The Regiment was then sent to North America.
The 56th of Foot raised by Lord Charles Manners, son of the Duke of Rutland.
The name Pompadours was first used as a nick name. Originating from the colour known as Pompadour Purple which was adopted for the Regimental facings, a colour said to be the favourite of Madame de Pompadour, mistress of Louis XV. The nick name remained, being adopted by the 3rd East Anglian Regiment and the 3rd Bn of The Royal Anglian Regiment.
Action for the 56th of Foot was the capture of Havannah, the capital of Cuba in the West Indies.
For the gallant part played in the capture of Fort Moro, the main defence was awarded the unique battle honour “Moro” in addition to “Havannah” awarded to other units in the expedition.
Siege of Gibraltar, in which the “Pompadours” took part with great distinction. The Regiment was awarded the battle honour “Gibraltar 1789 – 93” and the right to bear on its Colours the Castle and key. The Castle and Key form the centrepiece of the Regimental cap badge.
The 44th of Foot became the 44th (East Essex) Regiment and the 56th of Foot became the 56th (West Essex) Regiment .
Both Regiments served in the West Indies in amphibious operations against the French islands of Guadelope and Martinique.
The 44th of Foot took part in the expedition of Egypt.
The Napoleonic Wars.
The 44th served with great distinction under the Duke of Wellington against the French during the Peninsula Campaign in Spain and Portugal. The battle honours of “Peninsula”, “Badajoz”, and “Salamanca” were gained.
During the battle of Salamanca Lt Pearce captured the Eagle Standard of the French 62nd Infantry Regiment.
The Eagle remains important to the Regiment, being adopted as a collar badge by the 3rd East Anglian Regiment and the 3rd Bn of the Royal Anglian Regiment and finally as a shoulder badge of the 1st and 2nd Battalions of the Royal Anglian Regiment.
The original Eagle can be seen in the Regimental Museum.
The 44th gained the battle honour “Ava” by its participation in the campaign to subdue Burma.
The 44th occupy Kabul, capital of Afghanistan.
During the winter the garrison attempted to withdraw across the mountains to India, but after untold hardships was annihilated.
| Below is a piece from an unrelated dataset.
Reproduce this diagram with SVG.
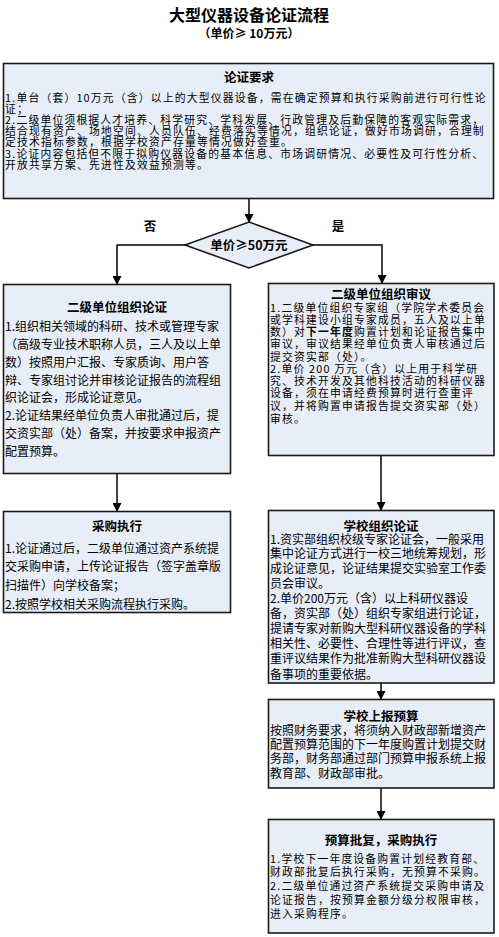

The final stand of 20 men from the Regiment was at Gundamuk where Lt Souter tore the Regimental Colour from its pike and attempted to save it by wrapping it around his body. In the final massacre his life was saved; the Afghans, seeing the rich material of the Colour, took him hostage.
Lt Souter and the Colour later returned to England and the fragments of this Colour were laid to rest in the Regimental Chapel.
The Crimean War.
The 44th and 56th were awarded the battle honours of “Alma”, “Inkerman”, and “Sevastopol”.
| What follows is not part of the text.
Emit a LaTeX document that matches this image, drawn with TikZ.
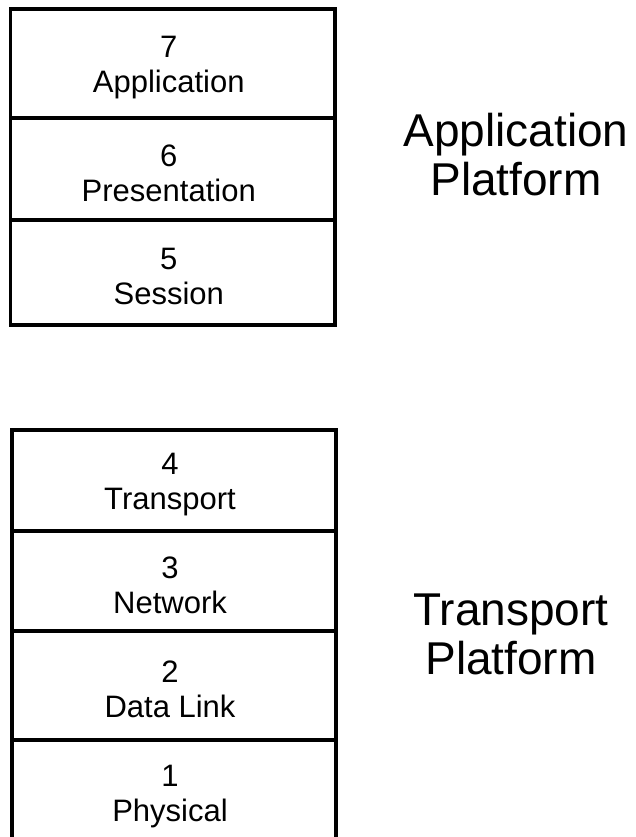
\documentclass[tikz,border=0pt]{standalone}
\usepackage{fontspec}
\setmainfont{Liberation Sans}
\begin{document}
\begin{tikzpicture}[x=1pt,y=-1pt,
  layer/.style={draw=black,line width=3.5pt,rectangle,inner sep=0pt},
  lbl/.style={align=center,inner sep=0pt,xshift=-4pt,yshift=-4pt,
    font=\fontsize{31}{35}\selectfont},
  platform/.style={align=center,font=\fontsize{46}{49}\selectfont}]
\useasboundingbox[fill=white] (0,0) rectangle (636,837);
\clip (0,0) rectangle (636,837);
% Application platform layers
\node[layer,minimum width=324.5pt,minimum height=109pt,label={[lbl]center:{7\\Application}}] (L7) at (172.75,63.5) {};
\node[layer,minimum width=324.5pt,minimum height=102pt,label={[lbl]center:{6\\Presentation}}] (L6) at (172.75,169) {};
\node[layer,minimum width=324.5pt,minimum height=105pt,label={[lbl]center:{5\\Session}}] (L5) at (172.75,272.5) {};
% Transport platform layers
\node[layer,minimum width=324pt,minimum height=101pt,label={[lbl]center:{4\\Transport}}] (L4) at (174,480.5) {};
\node[layer,minimum width=324pt,minimum height=100pt,label={[lbl]center:{3\\Network}}] (L3) at (174,581) {};
\node[layer,minimum width=324pt,minimum height=109pt,label={[lbl]center:{2\\Data Link}}] (L2) at (174,685.5) {};
\node[layer,minimum width=324pt,minimum height=105pt,label={[lbl]center:{1\\Physical}}] (L1) at (174,792.5) {};
% Platform labels
\node[platform] (AP) at (516,155) {Application\\Platform};
\node[platform] (TP) at (511,634) {Transport\\Platform};
\end{tikzpicture}
\end{document}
The Victoria Cross was instituted and one of the first to be awarded was won by Sgt McWhiney of the 44th for conspicuous gallantry at Sevastopol.
The two Regiments also served in India and China up until 1861.
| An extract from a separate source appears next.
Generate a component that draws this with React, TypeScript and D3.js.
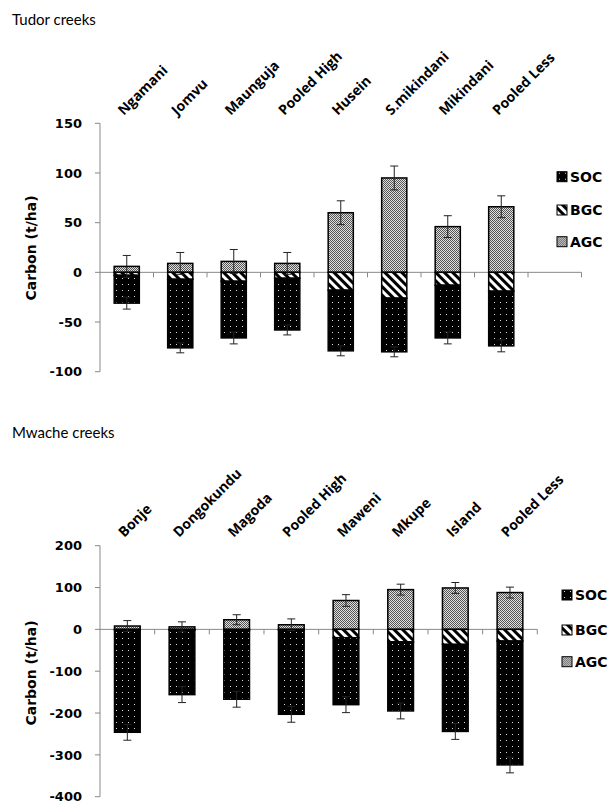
import * as d3 from 'd3';
import { useEffect } from 'react';

// Tudor creeks
const tudorSites = ["Ngamani", "Jomvu", "Maunguja", "Pooled High", "Husein", "S.mikindani", "Mikindani", "Pooled Less"];
const tudorAGC = [6, 9, 11, 9, 60, 95, 46, 66];
const tudorBGC = [3, 7, 9, 6, 18, 26, 13, 19];
const tudorSOC = [28, 69, 57, 52, 61, 54, 53, 55];
const tudorAGCErr = [11, 11, 12, 11, 12, 12, 11, 11];
const tudorSOCErr = [6, 5, 6, 5, 5, 5, 6, 6];
const tudorTicks = [150, 100, 50, 0, -50, -100];

// Mwache creeks
const mwacheSites = ["Bonje", "Dongokundu", "Magoda", "Pooled High", "Maweni", "Mkupe", "Island", "Pooled Less"];
const mwacheAGC = [8, 6, 23, 11, 69, 95, 99, 88];
const mwacheBGC = [2, 2, 3, 2, 20, 30, 36, 28];
const mwacheSOC = [244, 154, 164, 201, 160, 165, 208, 296];
const mwacheAGCErr = [13, 12, 12, 14, 14, 13, 13, 13];
const mwacheSOCErr = [19, 19, 19, 19, 19, 19, 19, 19];
const mwacheTicks = [200, 100, 0, -100, -200, -300, -400];

const legendItems = ["SOC", "BGC", "AGC"];
const fills: Record<string, string> = { SOC: "url(#pSOC)", BGC: "url(#pBGC)", AGC: "url(#pAGC)" };

const boldFont = "DejaVu Sans, Verdana, sans-serif";
const labelFont = "Open Sans, Lato, sans-serif";
const titleFont = "Lato, Open Sans, sans-serif";

function Panel({ title, titleY, sites, agc, bgc, soc, agcErr, socErr, ticks, yRange, xEnd, nBands, labelY, legendX, legendY, axisLabelY }) {
  const domain = d3.range(nBands).map(i => (i < sites.length ? sites[i] : "_" + i));
  const x = d3.scaleBand().domain(domain).range([100, xEnd]).paddingInner(0.53).paddingOuter(0.265);
  const y = d3.scaleLinear().domain([ticks[ticks.length - 1], ticks[0]]).range(yRange);
  const step = x.step();
  const bw = x.bandwidth();
  const y0 = y(0);

  return (
    <g>
      <text x={12} y={titleY} fontFamily={titleFont} fontSize={15} fill="#000">{title}</text>
      {/* y axis */}
      <line x1={100} x2={100} y1={y(ticks[0])} y2={y(ticks[ticks.length - 1])} stroke="#888" />
      {ticks.map(t => (
        <g key={t}>
          <line x1={95} x2={100} y1={y(t)} y2={y(t)} stroke="#888" />
          <text x={82} y={y(t)} dy="0.36em" textAnchor="end" fontFamily={boldFont} fontWeight="bold" fontSize={13}>{t}</text>
        </g>
      ))}
      <text transform={`translate(31,${axisLabelY}) rotate(-90)`} textAnchor="middle" dy="0.36em"
        fontFamily={boldFont} fontWeight="bold" fontSize={14}>Carbon (t/ha)</text>
      {/* x axis at zero */}
      <line x1={100} x2={xEnd} y1={y0} y2={y0} stroke="#888" />
      {d3.range(1, nBands + 1).map(k => (
        <line key={k} x1={100 + step * k} x2={100 + step * k} y1={y0} y2={y0 + 5} stroke="#888" />
      ))}
      {/* category labels */}
      {sites.map(s => {
        const cx = x(s) + bw / 2;
        return (
          <text key={s} transform={`translate(${cx - 3},${labelY}) rotate(-45)`} fontFamily={labelFont}
            fontWeight="bold" fontSize={14}>{s}</text>
        );
      })}
      {/* bars */}
      {sites.map((s, i) => {
        const bx = x(s);
        const bottom = -(bgc[i] + soc[i]);
        return (
          <g key={s} stroke="#000" strokeWidth={1.5}>
            <rect x={bx} y={y(agc[i])} width={bw} height={y0 - y(agc[i])} fill={fills.AGC} />
            <rect x={bx} y={y0} width={bw} height={y(-bgc[i]) - y0} fill={fills.BGC} />
            <rect x={bx} y={y(-bgc[i])} width={bw} height={y(bottom) - y(-bgc[i])} fill={fills.SOC} />
          </g>
        );
      })}
      {/* error bars */}
      {sites.map((s, i) => {
        const cx = x(s) + bw / 2;
        const bottom = -(bgc[i] + soc[i]);
        const bars = [
          [agc[i] - agcErr[i], agc[i] + agcErr[i]],
          [bottom - socErr[i], bottom + socErr[i]],
        ];
        return (
          <g key={s} stroke="#222" strokeWidth={1}>
            {bars.map(([lo, hi], j) => (
              <g key={j}>
                <line x1={cx} x2={cx} y1={y(lo)} y2={y(hi)} />
                <line x1={cx - 4} x2={cx + 4} y1={y(lo)} y2={y(lo)} />
                <line x1={cx - 4} x2={cx + 4} y1={y(hi)} y2={y(hi)} />
              </g>
            ))}
          </g>
        );
      })}
      {/* legend */}
      {legendItems.map((k, i) => (
        <g key={k} transform={`translate(${legendX},${legendY[i]})`}>
          <rect x={0} y={-5} width={10} height={10} fill={fills[k]} stroke="#000" strokeWidth={1} />
          <text x={13} y={0} dy="0.36em" fontFamily={boldFont} fontWeight="bold" fontSize={14}>{k}</text>
        </g>
      ))}
    </g>
  );
}

export default function App() {
  useEffect(() => {
    document.body.style.margin = "0";
  }, []);

  return (
    <svg width={611} height={805} style={{ display: "block", background: "#fff" }}>
      <defs>
        <pattern id="pSOC" width={6} height={6} patternUnits="userSpaceOnUse">
          <rect width={6} height={6} fill="#000" />
          <rect x={2} y={2} width={1} height={1} fill="#ddd" />
        </pattern>
        <pattern id="pBGC" width={6} height={6} patternUnits="userSpaceOnUse" patternTransform="rotate(-45)">
          <rect width={6} height={6} fill="#fff" />
          <rect width={3} height={6} fill="#000" />
        </pattern>
        <pattern id="pAGC" width={2} height={2} patternUnits="userSpaceOnUse">
          <rect width={2} height={2} fill="#e0e0e0" />
          <rect x={0} y={0} width={1} height={1} fill="#555" />
          <rect x={1} y={1} width={1} height={1} fill="#555" />
        </pattern>
      </defs>
      <Panel title="Tudor creeks" titleY={25} sites={tudorSites} agc={tudorAGC} bgc={tudorBGC} soc={tudorSOC}
        agcErr={tudorAGCErr} socErr={tudorSOCErr} ticks={tudorTicks} yRange={[371.7, 123.3]} xEnd={581.5} nBands={9}
        labelY={116} legendX={557} legendY={[176.7, 210, 241.7]} axisLabelY={248} />
      <Panel title="Mwache creeks" titleY={438} sites={mwacheSites} agc={mwacheAGC} bgc={mwacheBGC} soc={mwacheSOC}
        agcErr={mwacheAGCErr} socErr={mwacheSOCErr} ticks={mwacheTicks} yRange={[796.7, 545.7]} xEnd={537.3} nBands={8}
        labelY={538} legendX={562} legendY={[595, 630, 661.7]} axisLabelY={673} />
    </svg>
  );
}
Army reforms meant that the 44th and 56th were linked together to be called the 1st and 2nd Battalions of the Essex Regiment.
The 2nd Essex Regiment were awarded the battle honour “Nile”, as a result of their part in the expedition to Khartoum to save General Gordon.
The South African War. Both Battalions took part and were awarded battle honours “South Africa”, “Relief of Kimberly” and “Paardeberg”.
The Great War. The Regiment raised 31 fighting Battalions.
The Essex Regiment fought with great distinction on the Western Front in France and Flanders. They took part in the historic Le Chateau and Marne battles of 1914.
The 1st Battalion took part in the Gallipoli landings in 1915.
The Territorial Battalions formed 161 Essex Brigade, which as part of 54 East Anglian division participated in the fighting at Gallipoli and liberated Palestine from the Turks.
No fewer than 70 Battle honours were awarded.
Peace keeping on the North – West frontier of India (1930 – 31) and in Palestine (1937 – 38).
The Second World War.
The Pompadours were again among the first in action, taking part in the retreat and withdrawal to Dunkirk in 1940.
They landed on D-day and fought throughout North-west Europe.
The 1st Battalion saw service in Abyssinia, Iraq and Syria before being closely associated with the 1st Battalion the Bedfordshire and Hertfordshire Regiment in the siege and breakout of Tobruk in 1941.
They later served as part of the famous Chindit Brigade operating far behind Japanese lines in Burma in 1944.
The 4th and 5th Territorial Battalions fought in North Africa and Italy.
The 1st and 2nd Battalions amalgamated to form the 1st Battalion of the Essex Regiment.
A further amalgamation, this time with Bedfordshire and Hertfordshire Regiment to form the 3rd East Anglian Regiment.
Each company of the 1st Battalion The Royal Anglian Regiment was affiliated with an association and its respective county in East Anglian. C Company now has strong links with The Essex Regiment.
NB: It is an interesting point, that during their short period as 3rd East Anglian Regiment they continued to wear the No 2 Dress hat without a red band as they were not a ‘Royal’ Battalion.